BRUNSWICK — Town councilors voted Monday to double council compensation from $2,000 to $4,000, with $4,500 for the vice-chairperson and $5,000 for the chairperson. This is the first raise for the council in nearly 40 years. 

The current council cannot set its own salary, so the change will take effect Jan. 1 when new and returning councilors take their seats. Jane Millett, the only outgoing councilor, proposed the increase last month in part to draw more people, especially women, to run for council. When she leaves in December, Kathy Wilson will be the only woman on the nine-member council. 

Councilor Dan Ankeles was the lone holdout Monday night, saying that “given how rough next year will be” with some of the projects coming before the town council, he could not in good conscience vote to raise the compensation. 

Councilor Steve Walker previously said he would be voting no, but said Monday he changed his mind. 

“We need more diversity on this body,” he said, and if the increase is the difference that would allow a young parent to afford childcare to join the council, it would be worth it.

Councilors have received the same amount since 1980 when it was raised from the $1,000 set in 1970. According to Town Manager John Eldridge, if adjusted for inflation, they would take home an average of $6,800 today. 

Councilors, many of whom work full-time jobs, estimated last month that they probably spend between 10 and 15 hours per week on council matters. 

Many have families with young children and need to hire babysitters, Millett said in an earlier interview, and the stipend is often not enough to cover even that cost. She suggested that anyone uncomfortable with the raise donate the additional money to charity, which Ankeles currently does.

The school board is also likely to see a compensation increase in the coming months, as members recently voted to support an increase to $3,000 from $1,500. The school board, though, will not pursue any additional pay for the chair or vice-chair. 

“We take turns sharing this role,” Chair James Grant said at the most recent meeting. “Everyone does a lot of work, I don’t see any reason for an imbalance.” 

Board member Sarah Singer said that some months, particularly during budget season or for building committee meetings, “there are times when you are attending several hours of meetings per week.” 

“I think it’s a lot of work, and I do spend a lot of money on babysitters,” she said.  

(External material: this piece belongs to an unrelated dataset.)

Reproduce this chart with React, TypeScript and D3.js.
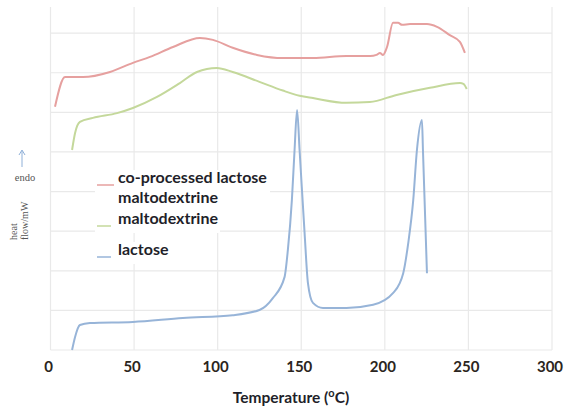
import React from 'react'
import * as d3 from 'd3'

// temperature (°C) and heat flow (arbitrary, grid units)
const coProcessedT = [2.7, 8.7, 19.4, 35.6, 49.3, 59.5, 73.3, 89.4, 97.2, 109, 123.5, 139, 149, 157, 177, 191.2, 195, 197.1, 198.9, 201.3, 204.9, 207.9, 210.3, 215.1, 225.2, 231.2, 238.9, 244.9, 247.9]
const coProcessedV = [6.14, 6.89, 6.89, 7.02, 7.25, 7.4, 7.65, 7.88, 7.83, 7.63, 7.45, 7.37, 7.37, 7.37, 7.42, 7.42, 7.45, 7.5, 7.45, 7.65, 8.26, 8.26, 8.21, 8.23, 8.23, 8.16, 7.95, 7.78, 7.5]

const maltoT = [12.9, 14.7, 17.6, 25.4, 39.8, 49.3, 63.7, 77.4, 87.6, 99.5, 109, 125, 139, 149, 157, 177, 191, 207, 227, 245, 247, 249]
const maltoV = [5.05, 5.48, 5.76, 5.86, 5.98, 6.11, 6.39, 6.74, 7.02, 7.12, 7.02, 6.77, 6.55, 6.42, 6.36, 6.24, 6.26, 6.44, 6.62, 6.74, 6.72, 6.59]

const lactoseT = [12.9, 14.7, 17.6, 23.6, 49.3, 79.2, 109, 125, 133, 140, 142, 144.4, 146, 147.5, 149, 152, 154, 157, 163, 177, 193, 205, 211, 214, 217, 219.2, 222.2, 222.8, 225.2]
const lactoseV = [0, 0.33, 0.63, 0.68, 0.71, 0.81, 0.88, 1.01, 1.31, 1.84, 2.53, 3.79, 5.05, 6.06, 5.05, 2.95, 1.69, 1.19, 1.06, 1.06, 1.14, 1.44, 1.94, 2.7, 3.79, 5.05, 5.81, 5.05, 1.94]

const xTicks = [0, 50, 100, 150, 200, 250, 300]
const yGrid = [0, 1, 2, 3, 4, 5, 6, 7, 8]

const seriesNames = ['co-processed lactose', 'maltodextrine', 'lactose']
const seriesColors = ['#e6a09f', '#c4d89b', '#97b4d8']

const font = 'Lato, "Noto Sans", sans-serif'

const App = () => {
  const x = d3.scaleLinear().domain([0, 300]).range([50.5, 552])
  const y = d3.scaleLinear().domain([0, 8.66]).range([350, 7])

  const line = d3.line<[number, number]>()
    .x(d => x(d[0]))
    .y(d => y(d[1]))
    .curve(d3.curveMonotoneX)

  const series = [
    d3.zip(coProcessedT, coProcessedV) as [number, number][],
    d3.zip(maltoT, maltoV) as [number, number][],
    d3.zip(lactoseT, lactoseV) as [number, number][],
  ]

  // legend rows: first label wraps onto two lines
  const legendRows = [
    { lines: [seriesNames[0], 'maltodextrine'], y: 183, w: 175 },
    { lines: [seriesNames[1]], y: 224, w: 125 },
    { lines: [seriesNames[2]], y: 255, w: 78 },
  ]

  return (
    <svg width={567} height={408} style={{ position: 'absolute', left: 0, top: 0, background: '#fff' }}>
      {/* grid */}
      <g stroke="#e9e9e9" strokeWidth={1.2}>
        {xTicks.map(t => (
          <line key={'v' + t} x1={x(t)} x2={x(t)} y1={7} y2={350} />
        ))}
        {yGrid.map(v => (
          <line key={'h' + v} x1={x(0)} x2={x(300)} y1={y(v)} y2={y(v)} />
        ))}
      </g>

      {series.map((s, i) => (
        <path key={i} d={line(s) || ''} fill="none" stroke={seriesColors[i]} strokeWidth={2} />
      ))}

      {/* legend */}
      {legendRows.map((r, i) => (
        <g key={i}>
          <rect x={95} y={r.y - 13} width={r.w} height={r.lines.length * 20 + 2} fill="#fff" />
          <line x1={97} x2={i === 0 ? 114 : 111} y1={r.y + 2} y2={r.y + 2} stroke={seriesColors[i]} strokeWidth={1.5} />
          <text x={118} y={r.y} fontFamily={font} fontWeight={700} fontSize={16} fill="#1f1f2a">
            {r.lines.map((l, j) => (
              <tspan key={j} x={118} dy={j === 0 ? 0 : 20}>{l}</tspan>
            ))}
          </text>
        </g>
      ))}

      {/* x tick labels */}
      {xTicks.map(t => (
        <text key={'t' + t} x={x(t) - 2} y={372} textAnchor="middle" fontFamily={font} fontWeight={700} fontSize={15} fill="#2b2520">
          {t}
        </text>
      ))}

      {/* x title */}
      <text x={291} y={403} textAnchor="middle" fontFamily={font} fontWeight={700} fontSize={15.5} fill="#1f1f2a">
        Temperature (<tspan fontSize={11} dy={-6}>o</tspan><tspan dy={6}>C)</tspan>
      </text>

      {/* y label */}
      <line x1={22} x2={22} y1={167} y2={151} stroke="#8fb0d8" strokeWidth={1} />
      <path d="M19,155 L22,150 L25,155" fill="none" stroke="#8fb0d8" strokeWidth={1} />
      <text x={25} y={181} textAnchor="middle" fontFamily="'Liberation Serif', serif" fontSize={10.5} fill="#555">endo</text>
      <text transform="translate(17,240) rotate(-90)" fontFamily="'Liberation Serif', serif" fontSize={10} fill="#555">heat</text>
      <text transform="translate(28,240) rotate(-90)" fontFamily="'Liberation Serif', serif" fontSize={10} fill="#555">flow/mW</text>
    </svg>
  )
}

export default App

When Grant first joined the board in the 1990s there were about 10 meetings per year with a few workshops and maybe one committee meeting, he said in an interview. But those days have passed.

“There are some weeks when it’s four nights a week and two meetings a night,” he said. “The role has expanded as schools have become more involved.”

Plus, he said, the schools account for the majority of the municipal budget. 

“When the charter was written, the council was having twice as many meetings as the school board, so they were paid twice as much. I’m not sure that disparity is there anymore,” he said. 

Any changes for both boards are expected to go into effect in January.